▸ GOAL OF THE EXERCISE
Your output is the lines from the first one to the one containing "var xMin = 20, xMax = 600;", repeated exactly, with images left out.

------------------------------------------------------------

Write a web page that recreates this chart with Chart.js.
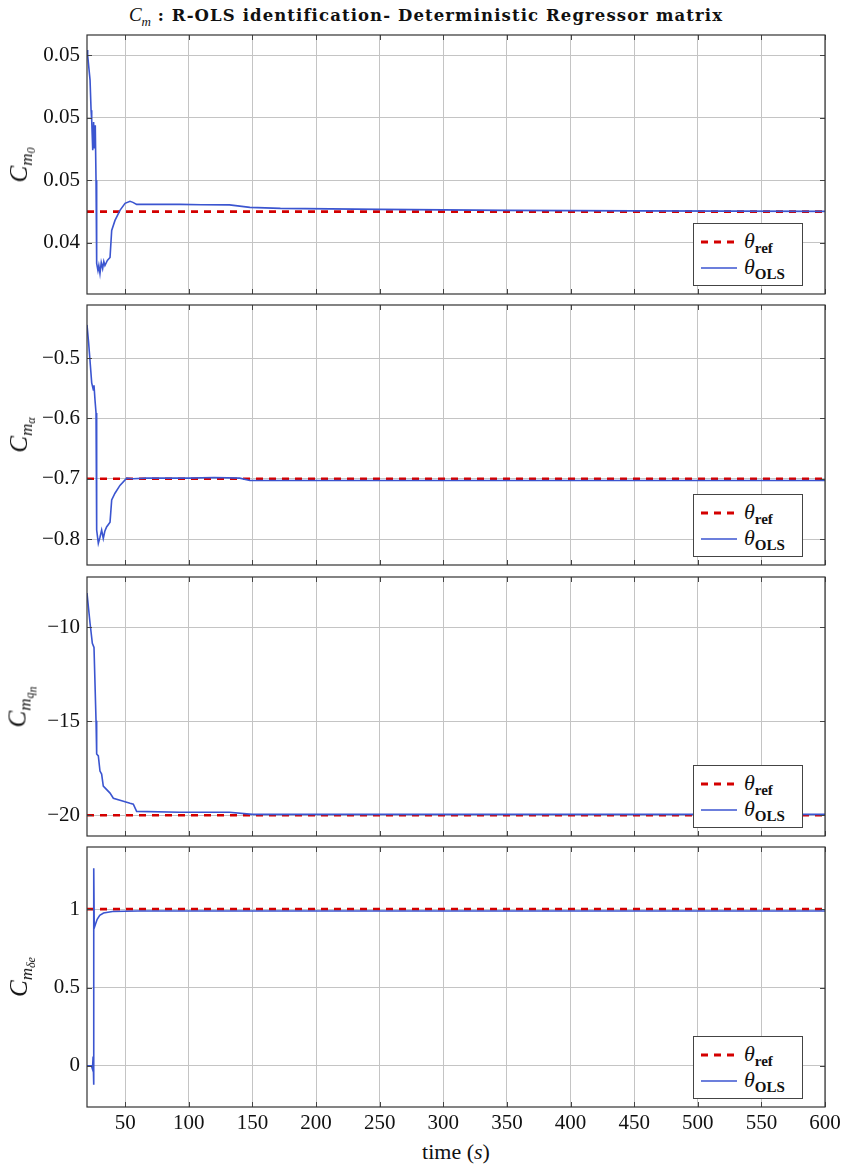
<!DOCTYPE html>
<html>
<head>
<meta charset="utf-8">
<script src="https://cdn.jsdelivr.net/npm/chart.js@4.4.1/dist/chart.umd.min.js"></script>
<style>
  body { margin: 0; background: #fff; }
  #wrap { position: relative; width: 843px; height: 1164px; font-family: "Liberation Serif", serif; color: #111; }
  canvas { position: absolute; left: 0; }
  .ttl { position: absolute; top: 4px; left: 426px; transform: translateX(-50%); white-space: nowrap;
         font-family: "DejaVu Serif", serif; font-size: 16.5px; font-weight: bold; letter-spacing: 1.1px; }
  .ttl i { font-family: "Liberation Serif", serif; font-weight: normal; font-size: 19px; letter-spacing: 0; }
  .ttl sub { font-size: 13px; }
  .ylab { position: absolute; left: 22px; transform: translate(-50%, -50%) rotate(-90deg); white-space: nowrap;
          font-size: 25px; font-style: italic; }
  .ylab sub { font-size: 17px; vertical-align: -5px; }
  .ylab sub sub { font-size: 12px; vertical-align: -3px; }
  .xlab { position: absolute; left: 456px; top: 1139px; transform: translateX(-50%); font-size: 22px; white-space: nowrap; }
  .lg { position: absolute; width: 108px; height: 61px; border: 1px solid #444; background: #fff; }
  .lg svg { position: absolute; left: 7px; }
  .lg span { position: absolute; left: 50px; font-size: 22px; font-style: italic; line-height: 1; }
  .lg span b { font-style: normal; font-size: 15px; vertical-align: -5px; }
</style>
</head>
<body>
<div id="wrap">
  <div class="ttl"><i>C<sub>m</sub></i> : R-OLS identification- Deterministic Regressor matrix</div>
  <div class="xlab">time (<i>s</i>)</div>
</div>
<script>
// shared time axis
var xTicks = [50, 100, 150, 200, 250, 300, 350, 400, 450, 500, 550, 600];
var xMin = 20, xMax = 600;

// panel 1 : Cm0
var t1 = [20, 20.5, 22.4, 23.2, 23.7, 24.5, 25.2, 25.8, 26.5, 27.1, 27.6, 28.6, 29.3, 30.2, 31.2, 32.3, 33.2, 34.1, 36, 38.1, 39.4, 42, 45.9, 49.9, 53.8, 56.1, 59, 93, 110, 132, 148, 172, 250, 350, 450, 600];
var cm0 = [0.04916, 0.0490, 0.0482, 0.04724, 0.04692, 0.04596, 0.04686, 0.04602, 0.04676, 0.0450, 0.042344, 0.04212, 0.04228, 0.042024, 0.042376, 0.042184, 0.042408, 0.04228, 0.04244, 0.042536, 0.0434, 0.04372, 0.04404, 0.044264, 0.044328, 0.044296, 0.044232, 0.044232, 0.04422, 0.044216, 0.044136, 0.044104, 0.044072, 0.04404, 0.044024, 0.044008];
var ref1 = 0.044;

// panel 2 : Cm alpha
var t2 = [20, 21.3, 23.7, 25, 25.5, 26.3, 27.1, 27.6, 28.9, 30.2, 31.5, 32.8, 34, 35.4, 38.1, 39.4, 42, 45.9, 51.2, 56.1, 66.7, 100, 120, 140, 148, 200, 300, 400, 500, 600];
var cma = [-0.445, -0.475, -0.541, -0.553, -0.545, -0.570, -0.591, -0.785, -0.807, -0.797, -0.785, -0.799, -0.787, -0.780, -0.772, -0.735, -0.724, -0.711, -0.699, -0.700, -0.699, -0.699, -0.698, -0.699, -0.703, -0.703, -0.703, -0.703, -0.703, -0.703];
var ref2 = -0.7;

// panel 3 : Cm qn
var t3 = [20, 22.4, 24.2, 25.5, 27.1, 27.6, 28.9, 30.2, 31.5, 32.8, 38.1, 40.7, 48.6, 53.8, 56.4, 59, 93, 132, 150, 300, 450, 600];
var cmq = [-8.18, -9.79, -10.86, -11.07, -14.97, -16.74, -16.84, -17.65, -17.81, -18.45, -18.82, -19.09, -19.25, -19.36, -19.41, -19.79, -19.84, -19.84, -19.95, -19.95, -19.95, -19.95];
var ref3 = -20;

// panel 4 : Cm delta e
var t4 = [20, 23.5, 24.3, 24.8, 25.2, 25.4, 25.7, 26.5, 28, 30, 33, 40, 60, 150, 300, 450, 600];
var cmd = [0.0, 0.0, -0.02, 0.06, -0.12, 1.26, 0.88, 0.90, 0.935, 0.96, 0.975, 0.985, 0.988, 0.988, 0.988, 0.988, 0.988];
var ref4 = 1.0;

// y ticks per panel
var yTicks1 = [0.043, 0.045, 0.047, 0.049];
var yLabels1 = ['0.04', '0.05', '0.05', '0.05'];
var yTicks2 = [-0.8, -0.7, -0.6, -0.5];
var yLabels2 = ['\u22120.8', '\u22120.7', '\u22120.6', '\u22120.5'];
var yTicks3 = [-20, -15, -10];
var yLabels3 = ['\u221220', '\u221215', '\u221210'];
var yTicks4 = [0, 0.5, 1];
var yLabels4 = ['0', '0.5', '1'];

var blue = '#3b55d0';
var red = '#d40000';
Chart.defaults.font.family = 'Liberation Serif';
Chart.defaults.font.size = 21;
Chart.defaults.color = '#111';
var tickFont = { family: 'Liberation Serif', size: 21 };
var wrap = document.getElementById('wrap');
var charts = [];

function pts(t, v) {
  return t.map(function (x, i) { return { x: x, y: v[i] }; });
}

var boxPlugin = {
  id: 'box',
  afterDraw: function (chart) {
    var a = chart.chartArea, ctx = chart.ctx;
    ctx.save();
    ctx.strokeStyle = '#444';
    ctx.lineWidth = 1;
    ctx.beginPath();
    var xs = chart.scales.x, ys = chart.scales.y;
    xs.ticks.forEach(function (tk) {
      var px = Math.round(xs.getPixelForValue(tk.value)) + 0.5;
      ctx.moveTo(px, a.top); ctx.lineTo(px, a.top + 5);
      ctx.moveTo(px, a.bottom); ctx.lineTo(px, a.bottom - 5);
    });
    ys.ticks.forEach(function (tk) {
      var py = Math.round(ys.getPixelForValue(tk.value)) + 0.5;
      ctx.moveTo(a.left, py); ctx.lineTo(a.left + 5, py);
      ctx.moveTo(a.right, py); ctx.lineTo(a.right - 5, py);
    });
    ctx.stroke();
    ctx.strokeStyle = '#333';
    ctx.lineWidth = 1.2;
    ctx.strokeRect(a.left, a.top, a.right - a.left, a.bottom - a.top);
    ctx.restore();
  }
};

// areaTop / areaBottom: page y of the plot box
function makePanel(areaTop, areaBottom, t, v, ref, yMin, yMax, yTicks, yLabels, showX, ylabHtml) {
  var top = areaTop - 5;
  var xh = showX ? 30 : 5;
  var height = areaBottom - areaTop + 5 + xh;
  var cv = document.createElement('canvas');
  cv.width = 843; cv.height = height;
  cv.style.top = top + 'px';
  wrap.appendChild(cv);
  var chart = new Chart(cv, {
    type: 'line',
    data: {
      datasets: [
        { label: 'ref', data: [{ x: xMin, y: ref }, { x: xMax, y: ref }], borderColor: red, borderWidth: 2.6,
          borderDash: [7, 6], pointRadius: 0, fill: false, order: 2 },
        { label: 'OLS', data: pts(t, v), borderColor: blue, borderWidth: 1.6, pointRadius: 0,
          fill: false, tension: 0, order: 1 }
      ]
    },
    options: {
      responsive: false,
      animation: false,
      layout: { padding: { left: 0, right: 18, top: 5, bottom: 0 } },
      plugins: { legend: { display: false }, tooltip: { enabled: false } },
      scales: {
        x: {
          type: 'linear', min: xMin, max: xMax,
          afterBuildTicks: function (s) { s.ticks = xTicks.map(function (x) { return { value: x }; }); },
          afterFit: function (s) { s.height = xh; s.paddingLeft = 0; s.paddingRight = 0; },
          grid: { color: '#c4c4c4', lineWidth: 1, drawTicks: false },
          border: { display: false },
          ticks: { display: showX, padding: 4, color: '#111', maxRotation: 0, font: tickFont }
        },
        y: {
          min: yMin, max: yMax,
          afterBuildTicks: function (s) { s.ticks = yTicks.map(function (x) { return { value: x }; }); },
          afterFit: function (s) { s.width = 87; s.paddingTop = 0; s.paddingBottom = 0; },
          grid: { color: '#c4c4c4', lineWidth: 1, drawTicks: false },
          border: { display: false },
          ticks: { padding: 7, color: '#111', font: tickFont,
                   callback: function (val, i) { return yLabels[i]; } }
        }
      }
    },
    plugins: [boxPlugin]
  });
  charts.push(chart);

  var a = chart.chartArea;
  // axis label
  var yl = document.createElement('div');
  yl.className = 'ylab';
  yl.style.top = (top + (a.top + a.bottom) / 2) + 'px';
  yl.innerHTML = ylabHtml;
  wrap.appendChild(yl);
  // legend inside the axes, bottom right
  var lg = document.createElement('div');
  lg.className = 'lg';
  lg.style.left = (a.right - 22 - 110) + 'px';
  lg.style.top = (top + a.bottom - 8 - 63) + 'px';
  lg.innerHTML =
    '<svg width="36" height="6" style="top:15px"><line x1="0" y1="3" x2="36" y2="3" stroke="' + red + '" stroke-width="3" stroke-dasharray="7 6"/></svg>' +
    '<span style="top:6px">\u03b8<b>ref</b></span>' +
    '<svg width="36" height="6" style="top:41px"><line x1="0" y1="3" x2="36" y2="3" stroke="' + blue + '" stroke-width="1.6"/></svg>' +
    '<span style="top:32px">\u03b8<b>OLS</b></span>';
  wrap.appendChild(lg);
  return chart;
}

makePanel(35, 294, t1, cm0, ref1, 0.04137, 0.04964, yTicks1, yLabels1, false, 'C<sub>m<sub>0</sub></sub>');
makePanel(305, 565, t2, cma, ref2, -0.843, -0.412, yTicks2, yLabels2, false, 'C<sub>m<sub>\u03b1</sub></sub>');
makePanel(577, 836, t3, cmq, ref3, -21.1, -7.33, yTicks3, yLabels3, false, 'C<sub>m<sub>q<sub>n</sub></sub></sub>');
makePanel(847, 1107, t4, cmd, ref4, -0.262, 1.396, yTicks4, yLabels4, true, 'C<sub>m<sub>\u03b4e</sub></sub>');

// redraw once the serif face is surely available to the canvas
if (document.fonts && document.fonts.load) {
  document.fonts.load('21px "Liberation Serif"').then(function () {
    charts.forEach(function (c) { c.update(); });
  });
}
</script>
</body>
</html>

------------------------------------------------------------

▸ ANSWER FOR THE TASK
Write a web page that recreates this chart with Chart.js.
<!DOCTYPE html>
<html>
<head>
<meta charset="utf-8">
<script src="https://cdn.jsdelivr.net/npm/chart.js@4.4.1/dist/chart.umd.min.js"></script>
<style>
  body { margin: 0; background: #fff; }
  #wrap { position: relative; width: 843px; height: 1164px; font-family: "Liberation Serif", serif; color: #111; }
  canvas { position: absolute; left: 0; }
  .ttl { position: absolute; top: 4px; left: 426px; transform: translateX(-50%); white-space: nowrap;
         font-family: "DejaVu Serif", serif; font-size: 16.5px; font-weight: bold; letter-spacing: 1.1px; }
  .ttl i { font-family: "Liberation Serif", serif; font-weight: normal; font-size: 19px; letter-spacing: 0; }
  .ttl sub { font-size: 13px; }
  .ylab { position: absolute; left: 22px; transform: translate(-50%, -50%) rotate(-90deg); white-space: nowrap;
          font-size: 25px; font-style: italic; }
  .ylab sub { font-size: 17px; vertical-align: -5px; }
  .ylab sub sub { font-size: 12px; vertical-align: -3px; }
  .xlab { position: absolute; left: 456px; top: 1139px; transform: translateX(-50%); font-size: 22px; white-space: nowrap; }
  .lg { position: absolute; width: 108px; height: 61px; border: 1px solid #444; background: #fff; }
  .lg svg { position: absolute; left: 7px; }
  .lg span { position: absolute; left: 50px; font-size: 22px; font-style: italic; line-height: 1; }
  .lg span b { font-style: normal; font-size: 15px; vertical-align: -5px; }
</style>
</head>
<body>
<div id="wrap">
  <div class="ttl"><i>C<sub>m</sub></i> : R-OLS identification- Deterministic Regressor matrix</div>
  <div class="xlab">time (<i>s</i>)</div>
</div>
<script>
// shared time axis
var xTicks = [50, 100, 150, 200, 250, 300, 350, 400, 450, 500, 550, 600];
var xMin = 20, xMax = 600;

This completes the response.